Thursday, August 23, 2007

The one thing that is bad about living in Iowa is having allergies and dealing with all of the ragweed etc. I take claritin almost year round to keep the allergies at bay but from august until about october and april til june the dosage has to go way up. I noticed how bad the allergies were this morning while running when I proceeded to hack up a lung. The run felt great but the congestion and the itchy eyes I could do without.
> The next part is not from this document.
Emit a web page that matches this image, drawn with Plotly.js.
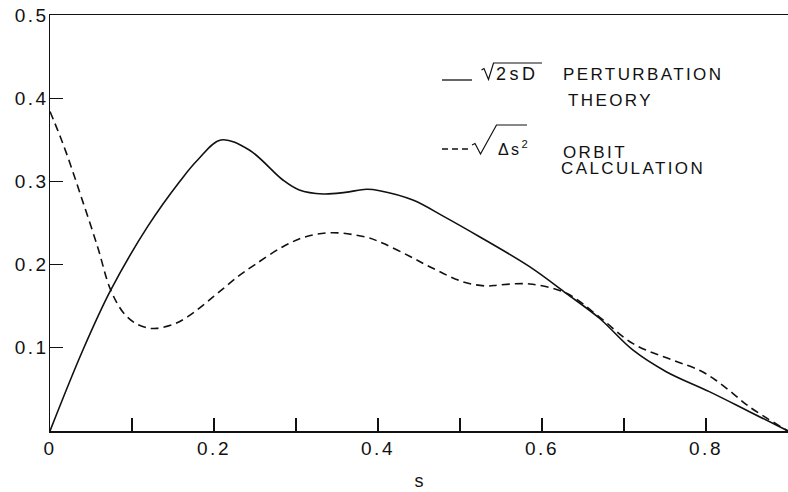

The run just a comment about that it made me realize the abuse I have put my body through. Not the physical stuff but the stuff that does the damage alcohol, cigarettes, and food well bad food. Point is I really know that I need to take better care of myself. As for the allergies I guess the good news is winter is just around the corner.

  


Frustration

Thursday, August 16, 2007

So the scale doesn't want to move I'm ok with that I know I have been working hard but it is still a bit of a slap in the face especially when I feel like it should not be a battle royale to lose at least one f'ing pound. At least my frustration has turned into an entirely too clean house. At least there is something I can control right. Good news is I am running again which is a miracle considering the compressed discs in my back still difficult but making progress.

  
  Member Comments About This Blog Post:

MISSDIANE1 8/16/2007 9:48AM

    Hey Wannabfit, good for you for not being so frustrated that you give up. It is maddening with the scale doesn't move, but we have to keep plugging away.

Great for starting the running again. Every little bit will help you reach your goal.